Wednesday, August 17, 2011

Andrew Wiles (stumble)

Watching the Doodle of August 17, 2011, I 'stumbled' with Fermat's Last Theorem and also with something Fermat said:

"it is impossible to separate a cube into two cubes, or a fourth power into two fourth powers, or in general, any power higher than the second, into two like powers. 'I have discovered a truly marvelous proof of this, which this margin is too narrow to contain.' "

And then, I 'stumbled' with Andrew Wiles and also with something he said that I feel I will try to remember forever, because I like it:

"Perhaps I can best describe my experience of doing mathematics in terms of a journey through a dark unexplored mansion.

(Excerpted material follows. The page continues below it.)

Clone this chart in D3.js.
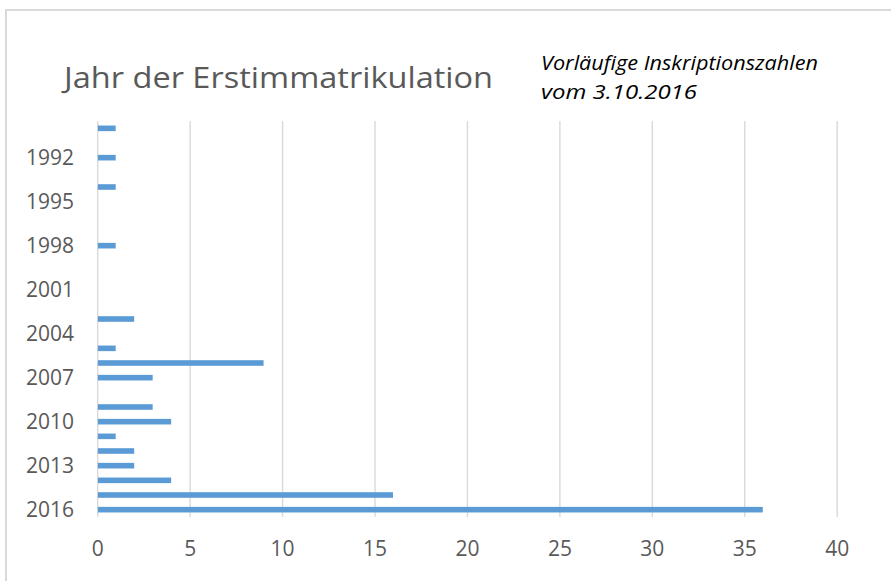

You enter the first room of the mansion and it's completely dark. You stumble around bumping into the furniture, but gradually you learn where each piece of furniture is. Finally, after six months or so, you find the light switch, you turn it on, and suddenly it's all illuminated. You can see exactly where you were. Then you move into the next room and spend another six months in the dark. So each of these breakthroughs, while sometimes they're momentary, sometimes over a period of a day or two, they are the culmination of—and couldn't exist without—the many months of stumbling around in the dark that proceed them."

That is the way I like to look at optimism, positivism, inspiration and motivation: never pull mistakes out of the equation!!